Curious if you get less delay on Mac if it's running at a closer time before vblank (or does it always run right after the previous vblank?).

No idea honestly, and unsure of how I'd test it?

@MarijnS95
Copy link
Member

No idea honestly, and unsure of how I'd test it?

This is what I did, perhaps we could add it to that draw(Rect): callback and see how much of a delay it has, respectively?

let s = Instant::now();
unsafe { self.imp.layer.setContents(Some(image.as_ref())) };

static mut FRAME: u32 = 0;
let frame = unsafe { FRAME };
unsafe { FRAME += 1 };

unsafe {
    CATransaction::setCompletionBlock(Some(
        // Does this clone or otherwise reference the block?

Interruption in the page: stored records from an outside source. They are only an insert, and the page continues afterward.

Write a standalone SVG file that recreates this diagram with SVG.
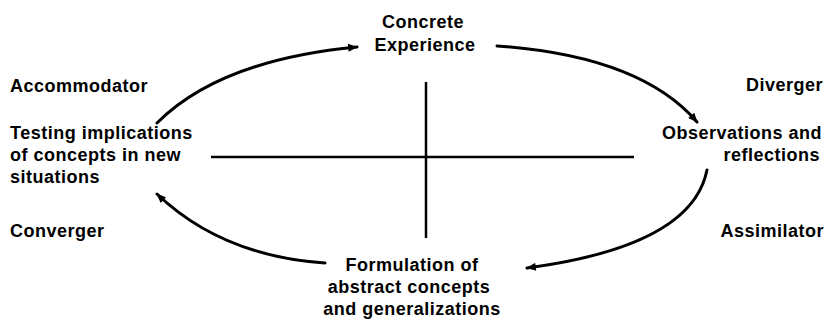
<svg xmlns="http://www.w3.org/2000/svg" width="834" height="321" viewBox="0 0 834 321">
<defs>
<marker id="ah" viewBox="0 0 12 10" refX="11" refY="5" markerWidth="11" markerHeight="8" markerUnits="userSpaceOnUse" orient="auto">
<path d="M0,0 L12,5 L0,10 Z" fill="#000"/>
</marker>
<style>
text{font-family:"Liberation Sans",Arial,sans-serif;font-weight:bold;font-size:18px;letter-spacing:0.5px;fill:#000}
.m{text-anchor:middle}
.e{text-anchor:end}
.ax{stroke:#000;stroke-width:2.5;fill:none}
.arc{stroke:#000;stroke-width:3;fill:none;stroke-linecap:round;marker-end:url(#ah)}
</style>
</defs>
<rect width="834" height="321" fill="#fff"/>
<g id="axes">
<line class="ax" x1="211" y1="157" x2="634" y2="157"/>
<line class="ax" x1="426" y1="82" x2="426" y2="238"/>
</g>
<g id="connectors">
<path class="arc" d="M157,123 Q220,60 357,47"/>
<path class="arc" d="M497,46 Q640,56 697,122"/>
<path class="arc" d="M707,170 Q692,246 527,268"/>
<path class="arc" d="M325,263 Q222,256 157,194"/>
</g>
<g id="concrete-experience">
<text class="m" x="423" y="28">Concrete</text>
<text class="m" x="425" y="51">Experience</text>
</g>
<g id="observations">
<text class="e" x="822" y="139">Observations and</text>
<text class="e" x="820" y="161">reflections</text>
</g>
<g id="formulation">
<text class="m" x="412" y="271">Formulation of</text>
<text class="m" x="409" y="293">abstract concepts</text>
<text class="m" x="412" y="315">and generalizations</text>
</g>
<g id="testing">
<text x="10" y="139">Testing implications</text>
<text x="10" y="161">of concepts in new</text>
<text x="10" y="183">situations</text>
</g>
<g id="accommodator"><text x="10" y="92">Accommodator</text></g>
<g id="diverger"><text class="e" x="823" y="91">Diverger</text></g>
<g id="converger"><text x="10" y="237">Converger</text></g>
<g id="assimilator"><text class="e" x="824" y="237">Assimilator</text></g>
</svg>
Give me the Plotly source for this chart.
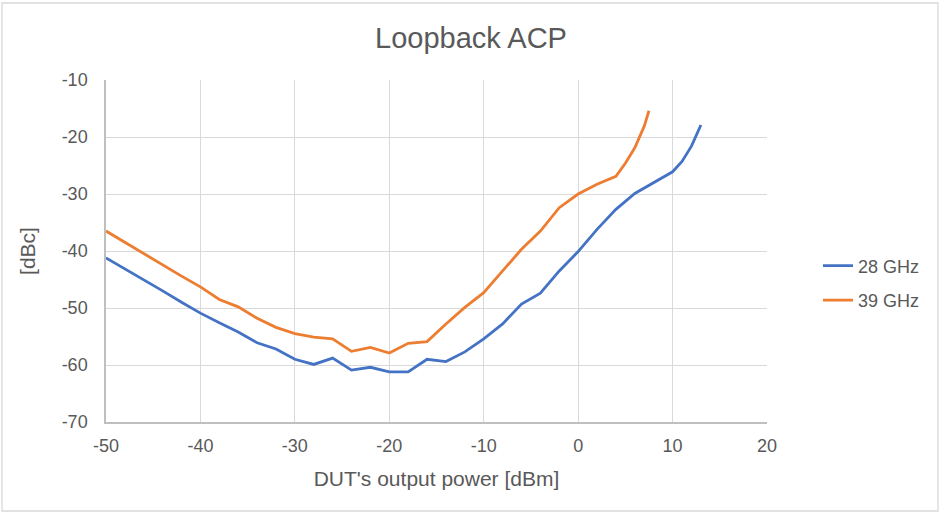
import plotly.graph_objects as go

# Measured adjacent channel power versus DUT output power
power_28 = [-50, -48, -46, -44, -42, -40, -38, -36, -34, -32, -30, -28, -26, -24, -22, -20,
            -18, -16, -14, -12, -10, -8, -6, -4, -2, 0, 2, 4, 6, 8, 10, 11, 12, 13]
acp_28 = [-41.2, -43.1, -45.0, -47.0, -49.0, -50.9, -52.6, -54.2, -56.1, -57.2, -59.0, -59.9,
          -58.8, -60.9, -60.4, -61.2, -61.2, -59.0, -59.4, -57.7, -55.4, -52.8, -49.3, -47.4,
          -43.5, -40.1, -36.2, -32.7, -29.9, -28.0, -26.1, -24.3, -21.6, -17.9]

power_39 = [-50, -48, -46, -44, -42, -40, -38, -36, -34, -32, -30, -28, -26, -24, -22, -20,
            -18, -16, -14, -12, -10, -8, -6, -4, -2, 0, 2, 4, 5, 6, 7, 7.5]
acp_39 = [-36.5, -38.5, -40.4, -42.4, -44.4, -46.3, -48.5, -49.8, -51.8, -53.4, -54.5, -55.1,
          -55.4, -57.6, -56.9, -57.9, -56.2, -55.9, -52.8, -49.9, -47.3, -43.5, -39.7, -36.5,
          -32.4, -30.0, -28.3, -26.9, -24.6, -21.9, -18.1, -15.4]

series_names = ["28 GHz", "39 GHz"]
series_colors = ["#4472C4", "#ED7D31"]

x_ticks = [-50, -40, -30, -20, -10, 0, 10, 20]
y_ticks = [-70, -60, -50, -40, -30, -20, -10]

FONT = "Liberation Sans, Arial, sans-serif"
TEXT = "#595959"
GRID = "#d9d9d9"
AXIS = "#bfbfbf"

fig = go.Figure()
for xs, ys, name, color in [(power_28, acp_28, series_names[0], series_colors[0]),
                            (power_39, acp_39, series_names[1], series_colors[1])]:
    fig.add_trace(go.Scatter(x=xs, y=ys, mode="lines", name=name, legendgroup=name,
                             line=dict(color=color, width=2.8)))

W, H = 941, 514
ml, mr, mt, mb = 106, 174, 80, 92
pw, ph = W - ml - mr, H - mt - mb

def px_x(p):
    return (p - ml) / pw

def px_y(p):
    return (H - mb - p) / ph

fig.update_layout(
    width=W, height=H,
    margin=dict(l=ml, r=mr, t=mt, b=mb),
    paper_bgcolor="white", plot_bgcolor="white",
    font=dict(family=FONT, color=TEXT, size=18),
    title=dict(text="Loopback ACP", x=px_x(471), xanchor="center", xref="paper",
               y=1 - 38 / H, yanchor="middle",
               font=dict(family=FONT, size=29, color=TEXT)),
    xaxis=dict(range=[-50, 20], tickvals=x_ticks, ticktext=[str(v) for v in x_ticks],
               showgrid=True, gridcolor=GRID, gridwidth=1.3,
               showline=True, linecolor=AXIS, linewidth=1.5, zeroline=False,
               ticks="", ticklabelstandoff=7,
               tickfont=dict(size=18, color=TEXT),
               title=dict(text="DUT's output power [dBm]", standoff=16,
                          font=dict(size=21, color=TEXT))),
    yaxis=dict(range=[-70, -10], tickvals=y_ticks, ticktext=[str(v) for v in y_ticks],
               showgrid=True, gridcolor=GRID, gridwidth=1.3,
               showline=True, linecolor=AXIS, linewidth=1.5, zeroline=False,
               ticks="", ticklabelstandoff=13,
               tickfont=dict(size=18, color=TEXT),
               title=dict(text="[dBc]", standoff=20,
                          font=dict(size=21, color=TEXT))),
    legend=dict(x=px_x(818), xanchor="left", y=px_y(283), yanchor="middle",
                font=dict(size=18, color=TEXT), bgcolor="rgba(0,0,0,0)",
                tracegroupgap=8, itemwidth=30),
    showlegend=True,
)

# light frame around the whole chart
fig.add_shape(type="rect", xref="paper", yref="paper",
              x0=px_x(2), x1=px_x(938), y0=px_y(511), y1=px_y(3),
              line=dict(color="#d9d9d9", width=1.3), fillcolor="rgba(0,0,0,0)", layer="below")

fig.write_html("out.html")
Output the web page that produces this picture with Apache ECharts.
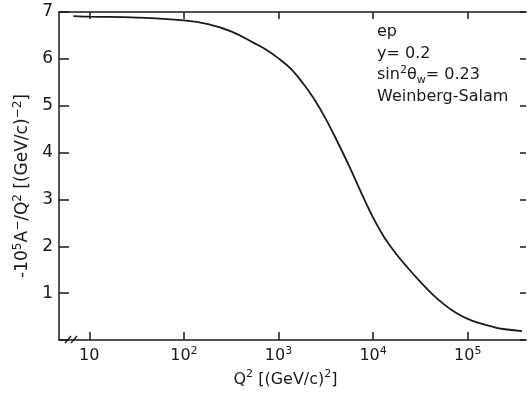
<!DOCTYPE html>
<html>
<head>
<meta charset="utf-8">
<script src="https://cdn.jsdelivr.net/npm/echarts@6/dist/echarts.min.js"></script>
<style>
html,body{margin:0;padding:0;background:#fff;}
#c{width:527px;height:394px;}
</style>
</head>
<body>
<div id="c"></div>
<script>
// Q^2 values [(GeV/c)^2] and -10^5 A^-/Q^2 values
var q2 = [6.8, 10, 32, 100, 180, 320, 560, 750, 1000, 1330, 1780, 2370, 3160, 4220, 5620, 7500, 10000, 13300, 17800, 23700, 31600, 42200, 56200, 75000, 100000, 133000, 178000, 237000, 375000];
var asym = [6.91, 6.90, 6.88, 6.82, 6.74, 6.58, 6.33, 6.19, 6.01, 5.80, 5.50, 5.15, 4.72, 4.22, 3.70, 3.14, 2.61, 2.17, 1.82, 1.52, 1.24, 0.98, 0.76, 0.58, 0.45, 0.36, 0.29, 0.235, 0.19];
var xTickExponents = [1, 2, 3, 4, 5];
var xTickLabels = ['10', '10{sup|2}', '10{sup|3}', '10{sup|4}', '10{sup|5}'];
var yTicks = [1, 2, 3, 4, 5, 6, 7];
var notes = ['ep', 'y= 0.2', 'sin{sup|2}\u03b8{sub|w}= 0.23', 'Weinberg-Salam'];

var FONT = 'DejaVu Sans';
var INK = '#1a1a1a';
var xMin = 0.68, xMax = 5.616;

var points = q2.map(function (q, i) { return [Math.log10(q), asym[i]]; });

function toRich(s) {
  return '{n|' + s.replace(/\{sup\|([^}]+)\}/g, '}{sup|$1}{n|').replace(/\{sub\|([^}]+)\}/g, '}{sub|$1}{n|') + '}';
}

function richSet(size, sub, lh) {
  return {
    sup: { fontSize: sub, fontFamily: FONT, color: INK, verticalAlign: 'top', lineHeight: lh },
    sub: { fontSize: sub, fontFamily: FONT, color: INK, verticalAlign: 'bottom', lineHeight: lh },
    n: { fontSize: size, fontFamily: FONT, color: INK, lineHeight: lh }
  };
}

var chart = echarts.init(document.getElementById('c'), null, { renderer: 'canvas' });
chart.setOption({
  animation: false,
  backgroundColor: '#fff',
  grid: { left: 59, top: 12, right: 1, bottom: 54 },
  title: {
    left: 372, top: 16,
    text: notes.map(toRich).join('\n'),
    textStyle: { rich: richSet(16, 11, 21.7), fontSize: 16, fontFamily: FONT, color: INK, fontWeight: 'normal', lineHeight: 21.7 }
  },
  xAxis: [{
    type: 'value', min: xMin, max: xMax, position: 'bottom',
    splitLine: { show: false },
    axisLine: { onZero: false, lineStyle: { color: INK, width: 1.5 } },
    axisTick: { inside: true, length: 8, customValues: xTickExponents, lineStyle: { color: INK, width: 1.5 } },
    axisLabel: {
      customValues: xTickExponents, margin: 6,
      formatter: function (v) { var i = xTickExponents.indexOf(Math.round(v)); return toRich(xTickLabels[i]); },
      rich: richSet(16, 11, 20)
    },
    name: toRich('Q{sup|2} [(GeV/c){sup|2}]'),
    nameLocation: 'middle', nameGap: 26,
    nameTextStyle: { rich: richSet(16, 11, 22), padding: [0, 14, 0, 0] }
  }, {
    type: 'value', min: xMin, max: xMax, position: 'top',
    splitLine: { show: false },
    axisLine: { show: true, onZero: false, lineStyle: { color: INK, width: 1.5 } },
    axisTick: { show: true, inside: true, length: 7, customValues: xTickExponents, lineStyle: { color: INK, width: 1.5 } },
    axisLabel: { show: false }
  }],
  yAxis: [{
    type: 'value', min: 0, max: 7, interval: 1, position: 'left',
    splitLine: { show: false },
    axisLine: { show: true, onZero: false, lineStyle: { color: INK, width: 1.5 } },
    axisTick: { inside: true, length: 10, lineStyle: { color: INK, width: 1.5 } },
    axisLabel: {
      margin: 6, fontSize: 17, fontFamily: FONT, color: INK,
      formatter: function (v) { return yTicks.indexOf(v) >= 0 ? String(v) : ''; }
    },
    name: toRich('-10{sup|5}A{sup|\u2212}/Q{sup|2} [(GeV/c){sup|\u22122}]'),
    nameLocation: 'middle', nameRotate: 90, nameGap: 24,
    nameTextStyle: { rich: richSet(17, 12, 22), padding: [0, 20, 0, 0] }
  }, {
    type: 'value', min: 0, max: 7, interval: 1, position: 'right',
    splitLine: { show: false },
    axisLine: { show: false, onZero: false },
    axisTick: { show: true, inside: true, length: 6, lineStyle: { color: INK, width: 1.5 } },
    axisLabel: { show: false }
  }],
  series: [{
    type: 'line', data: points, xAxisIndex: 0, yAxisIndex: 0,
    smooth: 0.4, showSymbol: false,
    lineStyle: { color: INK, width: 1.8 }
  }],
  graphic: [
    { type: 'line', shape: { x1: 65, y1: 343, x2: 71, y2: 336 }, style: { stroke: INK, lineWidth: 1.3 } },
    { type: 'line', shape: { x1: 71, y1: 343, x2: 77, y2: 336 }, style: { stroke: INK, lineWidth: 1.3 } }
  ]
});
</script>
</body>
</html>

After the move,
        // the closure lifetime is 'static and could use StackBlock as well?
        block2::RcBlock::new(move || {
            println!("{frame:0>6}: {:?}", s.elapsed());
        })
        .deref(),
    ))
};

@nicoburns
Copy link

nicoburns commented Aug 20, 2025

This PR seems to have a memory problem. I am able to get memory usage to spike as high as 3GB+ with this PR just by scrolling my app (which it causes it to render frames). Interestingly, it does drop if I resize the window, but only down to ~700mb. Rendering this same app with pixels it sits at around 150mb.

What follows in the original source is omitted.